Compare the given equation with $Pdx+Qdy+Rdz=0$, we have

$P =2xz - yz, Q = 2yz-xz, R = -x^2+xy-y^2$.

Given total differential equation is integrable if

$P(\frac{\partial Q}{\partial z} - \frac{\partial R}{\partial y}) + Q (\frac{\partial R}{\partial x}-\frac{\partial P}{\partial z}) + R (\frac{\partial P}{\partial y}-\frac{\partial Q}{\partial x})=0$ .

For our problem:

$\frac{\partial Q}{\partial z} = 2y -x, \frac{\partial R}{\partial y}= x-2y, \\ \frac{\partial R}{\partial x} = -2x+y , \frac{\partial P}{\partial z}=2x-y \\ \frac{\partial P}{\partial y} = -z = \frac{\partial Q}{\partial x}$ ,

Hence,

$P(\frac{\partial Q}{\partial z} - \frac{\partial R}{\partial y}) + Q (\frac{\partial R}{\partial x}-\frac{\partial P}{\partial z}) + R (\frac{\partial P}{\partial y}-\frac{\partial Q}{\partial x}) \\ = (2xz-yz)(4y-2x)+(2yz-xz)(-4x+2y) \\ = 8xyz-4y^2z-4x^2z+2xyz - 8xyz + 4 y^2 z + 4x^2z -2xyz=0$ holds.

Hence, given differential equation is integrable.
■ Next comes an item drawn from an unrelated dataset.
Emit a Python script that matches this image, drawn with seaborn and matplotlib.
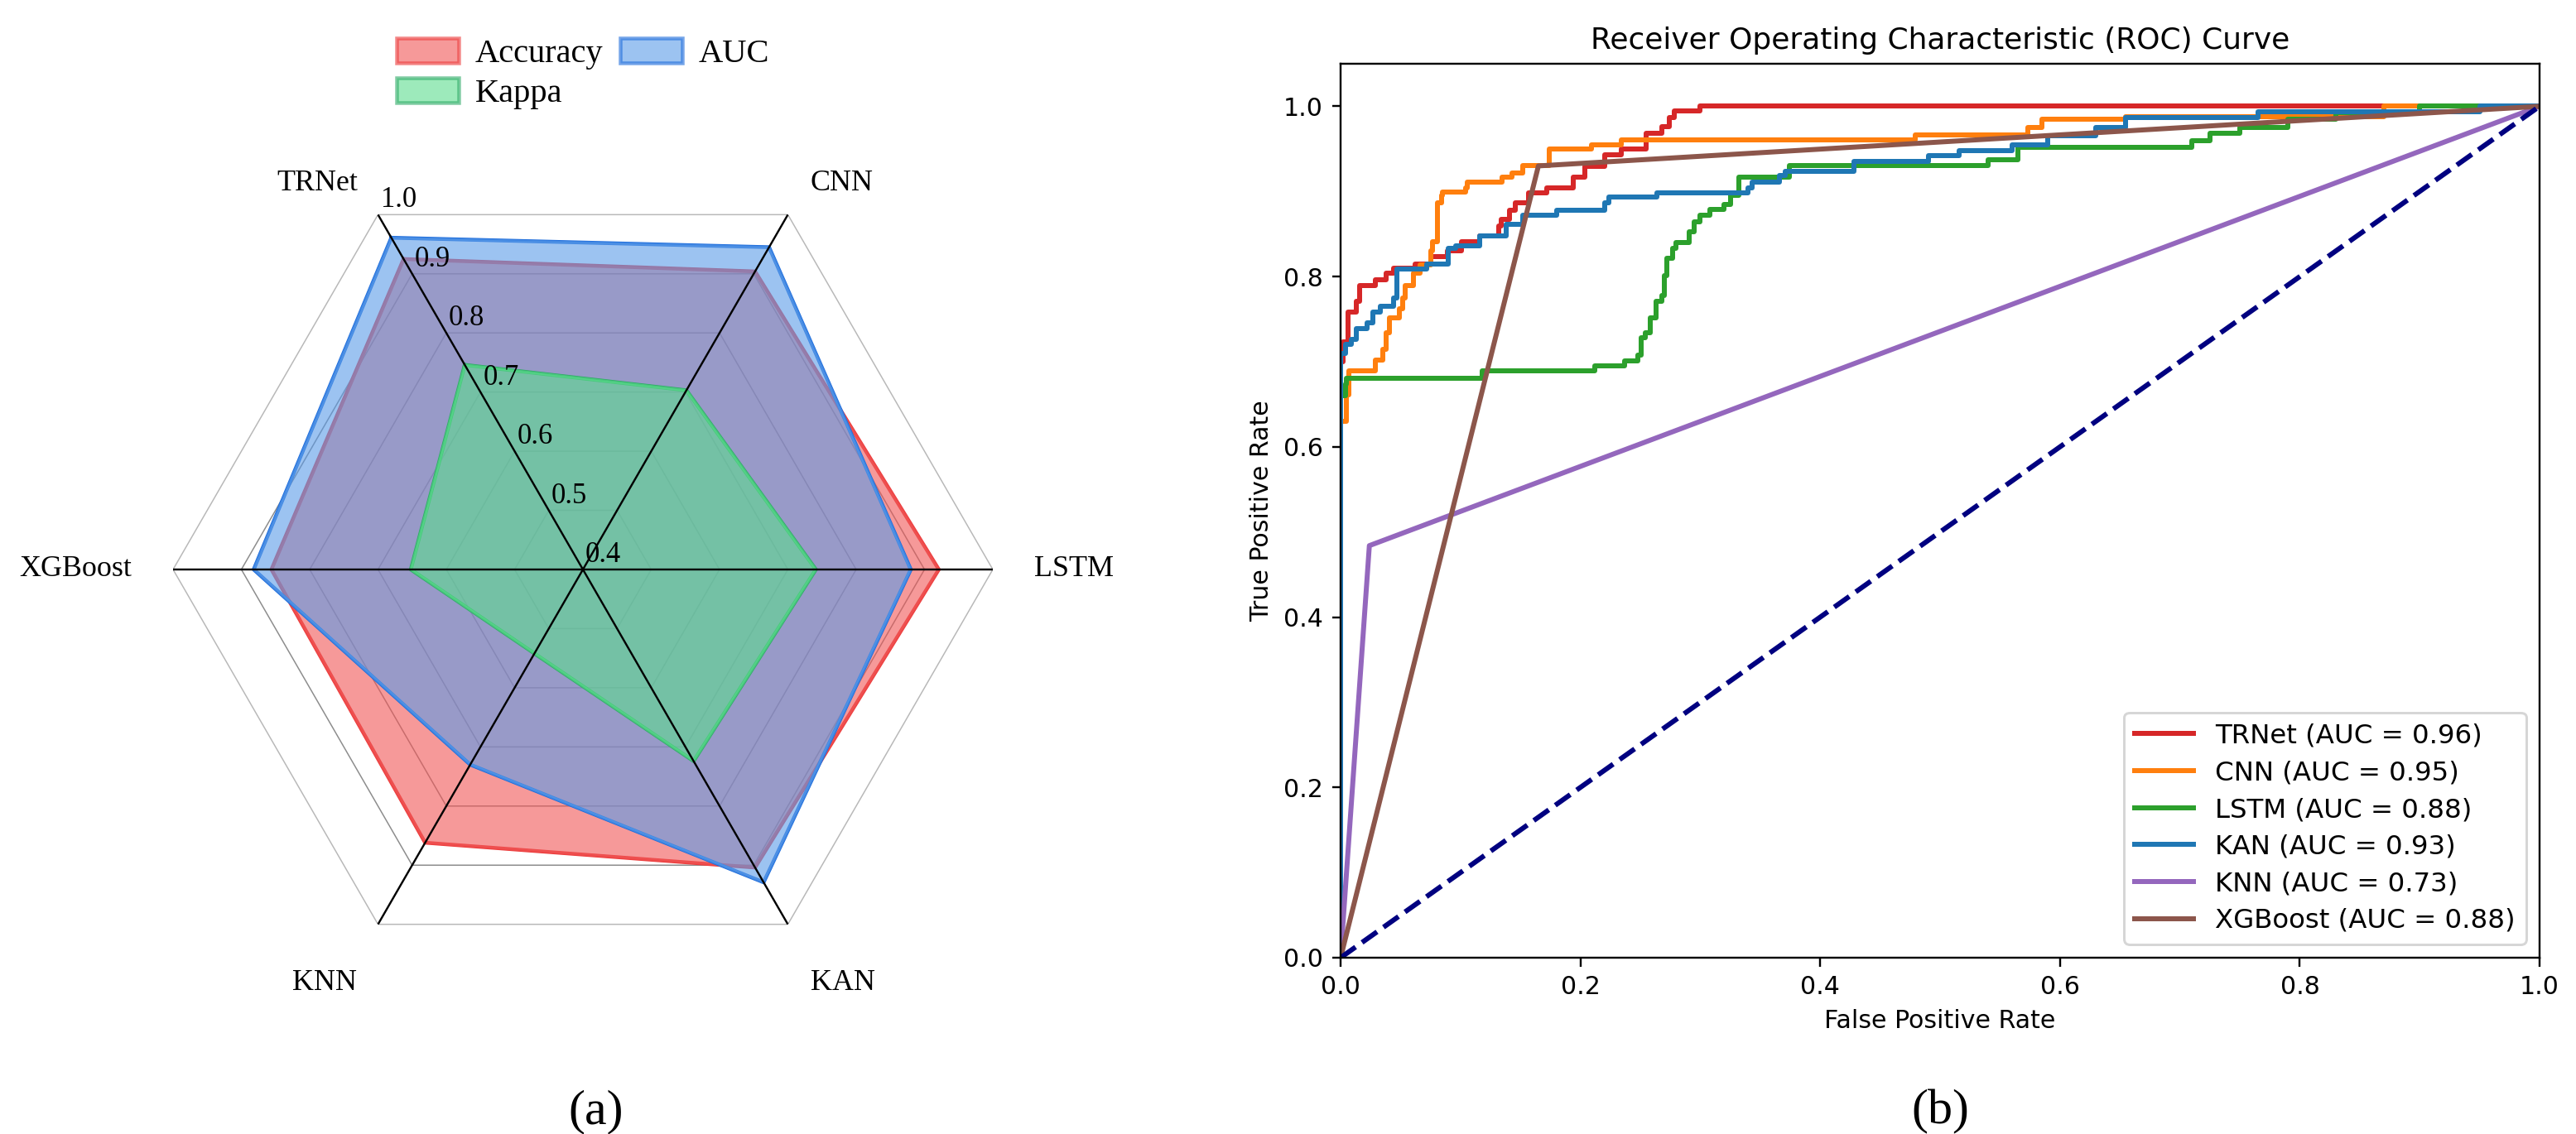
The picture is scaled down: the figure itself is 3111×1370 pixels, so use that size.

Now, $(2xz - yz) dx + (2yz - xz) dy - (x^2- xy + y^2) dz = 0$

$\frac{2xdx+2ydy - (ydx+xdy)}{x^2+y^2-xy} = \frac{dz}{z}$

Now, by integrating we get

$log(x^2+y^2-xy) = log(z)+log(c) \\ \implies x^2+y^2-xy = cz$ is the required solution.